Biscuit Pudding with Bourbon Sauce
For biscuit pudding:
4 or 5 leftover biscuits
2 cups milk
1 cup sugar
1 teaspoon vanilla
1/2 teaspoon cinnamon
1 tablespoon butter, diced
Crumble biscuits in greased baking dish. I used a 9 X 9 glass dish.
Pour 1 cup of milk over the biscuits.
After the biscuits have soaked up enough milk to become soft, add the sugar. Next, add eggs one at a time mixing after each one.
Mix remaining milk with vanilla extract and cinnamon. Pour into dish and dot with butter.
Bake at 325 degrees for 40 to 45 minutes until the top is firm. The custard will still jiggle but not slosh. Remove from oven. It’s normal for the pudding to deflate.
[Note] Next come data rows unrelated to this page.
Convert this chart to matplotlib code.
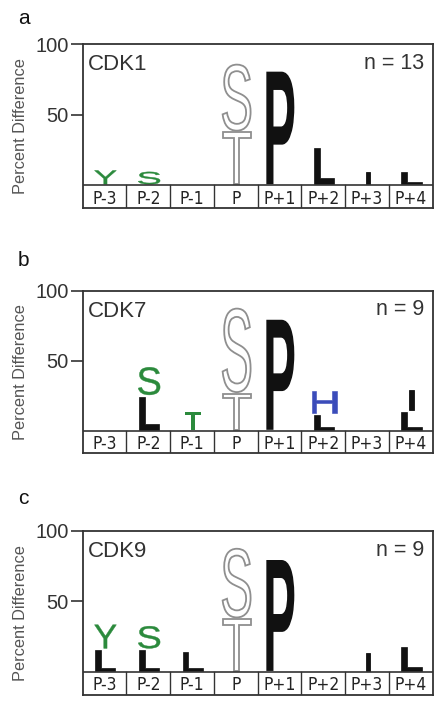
import matplotlib
matplotlib.use("Agg")
import matplotlib.pyplot as plt
from matplotlib.textpath import TextPath
from matplotlib.patches import PathPatch
from matplotlib.font_manager import FontProperties, findfont
from matplotlib.transforms import Affine2D

# ---------------- data ----------------
positions = ["P-3", "P-2", "P-1", "P", "P+1", "P+2", "P+3", "P+4"]
panel_letters = ["a", "b", "c"]
kinases = ["CDK1", "CDK7", "CDK9"]
n_values = ["n = 13", "n = 9", "n = 9"]
y_ticks = [50, 100]

# stacks: per panel, per position: list of (residue, height) from bottom up
cdk1_stacks = [
    [("Y", 11)], [("S", 10)], [], [("T", 38), ("S", 48)],
    [("P", 81)], [("L", 27)], [("I", 10)], [("L", 10)],
]
cdk7_stacks = [
    [], [("L", 25), ("S", 21)], [("T", 14)], [("T", 27), ("S", 61)],
    [("P", 80)], [("L", 12), ("H", 17)], [], [("L", 14), ("I", 16)],
]
cdk9_stacks = [
    [("L", 16), ("Y", 18)], [("L", 16), ("S", 17)], [("L", 15)], [("T", 38), ("S", 50)],
    [("P", 80)], [], [("I", 14)], [("L", 18)],
]
all_stacks = [cdk1_stacks, cdk7_stacks, cdk9_stacks]

# ---------------- styles ----------------
GREEN = "#2b8a3c"
BLUE = "#3b4cba"
BLACK = "#111111"
GRAY = "#8f8f8f"
FRAME = "#333333"

def style_for(res, pos_index):
    """returns (color, hollow, bold, width, stroke)"""
    if pos_index == 3 and res in ("S", "T"):
        return GRAY, True, False, 0.64, 1.3
    if res == "P":
        return BLACK, False, True, 0.64, 0
    if res == "L":
        return BLACK, False, True, 0.46, 0.5
    if res == "I":
        return BLACK, False, False, 0.1, 0.6
    if res == "H":
        return BLUE, False, False, 0.57, 0.4
    if res in ("S", "Y"):
        return GREEN, False, False, 0.5, 0.3
    if res == "T":
        return GREEN, False, True, 0.38, 0
    return BLACK, False, False, 0.5, 0

fp_reg = FontProperties(family="Liberation Sans")
fp_bold = FontProperties(family="Liberation Sans", weight="bold")

# choose a narrow font for the position labels
narrow_prop = FontProperties(family="Liberation Sans", size=11)
try:
    findfont(FontProperties(family="Liberation Sans Narrow"), fallback_to_default=False)
    narrow_prop = FontProperties(family="Liberation Sans Narrow", size=13)
except Exception:
    try:
        pth = findfont(FontProperties(family="DejaVu Sans", stretch="condensed"),
                       fallback_to_default=False)
        if "ondensed" in pth:
            narrow_prop = FontProperties(family="DejaVu Sans", stretch="condensed", size=12.5)
    except Exception:
        pass


def draw_letter(ax, ch, xc, w, y0, h, color, hollow, bold, stroke):
    tp = TextPath((0, 0), ch, size=1, prop=fp_bold if bold else fp_reg)
    bb = tp.get_extents()
    tr = (Affine2D().translate(-bb.x0, -bb.y0)
          .scale(w / bb.width, h / bb.height)
          .translate(xc - w / 2, y0) + ax.transData)
    if hollow:
        patch = PathPatch(tp, facecolor="white", edgecolor=color, lw=stroke, transform=tr)
    elif stroke > 0:
        patch = PathPatch(tp, facecolor=color, edgecolor=color, lw=stroke, transform=tr)
    else:
        patch = PathPatch(tp, facecolor=color, edgecolor="none", transform=tr)
    ax.add_patch(patch)


fig = plt.figure(figsize=(4.43, 7.08), dpi=100)

# axes boxes in pixels: (top, bottom) ; row height in data units
boxes = [(44.0, 208.0, 16.2), (291.0, 453.0, 16.0), (531.0, 695.0, 16.5)]
label_y = [18, 260, 498]
left_px, right_px = 82.7, 432.5
W, H = 443.0, 708.0

for k in range(3):
    top, bot, row = boxes[k]
    ax = fig.add_axes([left_px / W, 1 - bot / H, (right_px - left_px) / W, (bot - top) / H])
    ax.set_xlim(0, len(positions))
    ax.set_ylim(-row, 100)
    for s in ax.spines.values():
        s.set_color(FRAME)
        s.set_linewidth(1.3)
    ax.set_xticks([])
    ax.set_yticks(y_ticks)
    ax.set_yticklabels([str(t) for t in y_ticks], fontsize=14.5, color="#333333",
                       family="Liberation Sans")
    ax.tick_params(axis="y", length=9, width=1.2, color=FRAME, pad=1)
    ax.set_ylabel("Percent Difference", fontsize=11.8, color="#555555",
                  family="Liberation Sans")
    ax.yaxis.set_label_coords(-0.155, 0.5)

    # position row
    ax.axhline(0, color=FRAME, lw=1.2)
    for i in range(1, len(positions)):
        ax.plot([i, i], [-row, 0], color=FRAME, lw=1.0)
    for i, p in enumerate(positions):
        ax.text(i + 0.5, -row / 2, p, ha="center", va="center_baseline",
                fontproperties=narrow_prop, color="#222222")

    # logo letters
    for i, stack in enumerate(all_stacks[k]):
        y = 0.6
        for res, h in stack:
            color, hollow, bold, w, stroke = style_for(res, i)
            draw_letter(ax, res, i + 0.52, w, y, h - 1.2, color, hollow, bold, stroke)
            y += h

    ax.text(0.015, 0.84, kinases[k], transform=ax.transAxes, fontsize=16,
            color="#333333", family="Liberation Sans", va="baseline", ha="left")
    ax.text(0.975, 0.85, n_values[k], transform=ax.transAxes, fontsize=15.5,
            color="#333333", family="Liberation Sans", va="baseline", ha="right")

    fig.text(18 / W, 1 - label_y[k] / H, panel_letters[k], fontsize=15,
             family="Liberation Sans", va="center", ha="left", color="#111111")

fig.savefig("out.png", dpi=100)
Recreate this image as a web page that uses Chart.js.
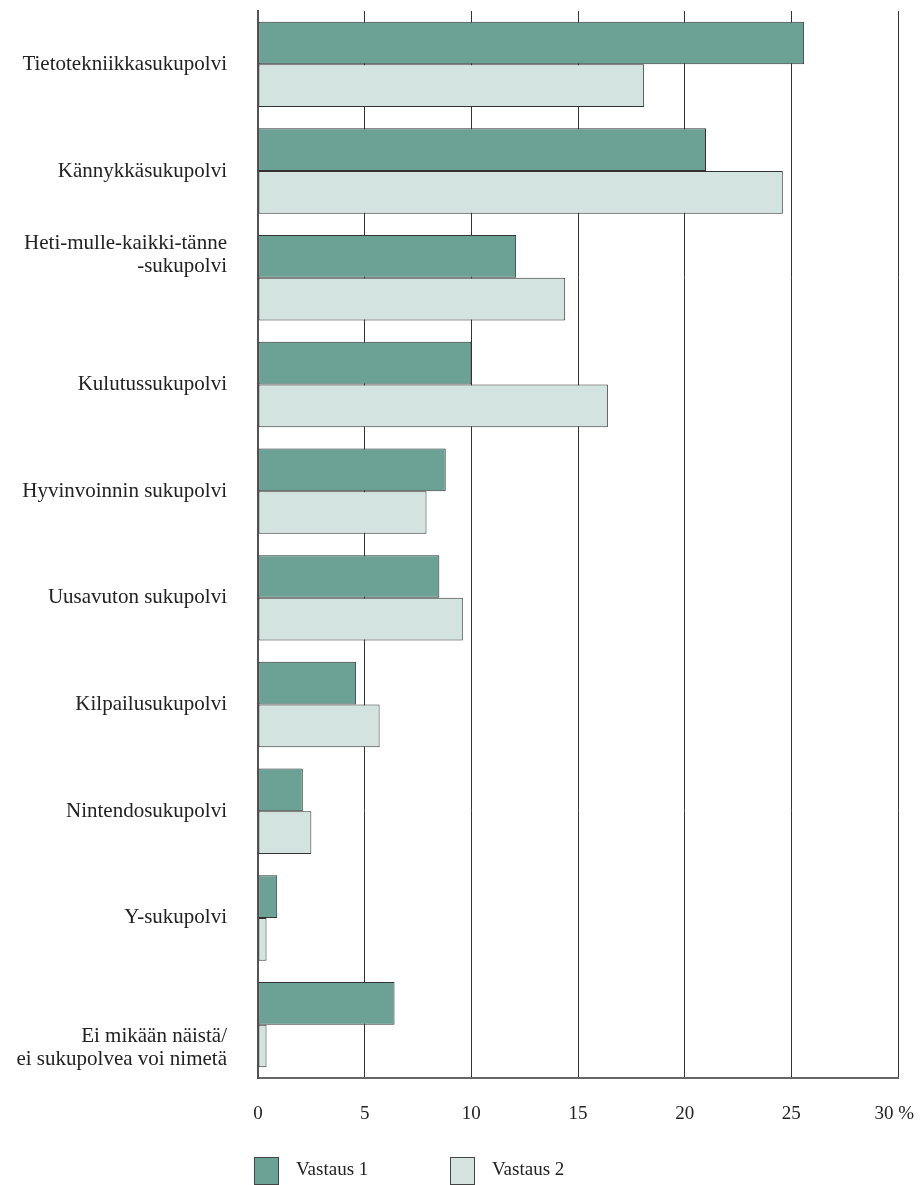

Serve warm with warm Bourbon Sauce.
For bourbon sauce:
I substituted brown sugar for white because wanted a rich, butterscotch-y flavor. I omitted the corn syrup, also. This sauce would be great served warm over vanilla ice cream. If you want to omit the bourbon, you’ll still have a great tasting sauce. Bourbon adds smoothness and richness.
1 cup brown sugar
6 tablespoons butter
1/2 cup buttermilk
1 tablespoon Bourbon (I used Jim Beam)
1/2 teaspoon baking soda
1 teaspoon vanilla
Add all ingredients to a small saucepan and bring to a boil stirring frequently. Boil for one minute and remove from heat. Serve warm.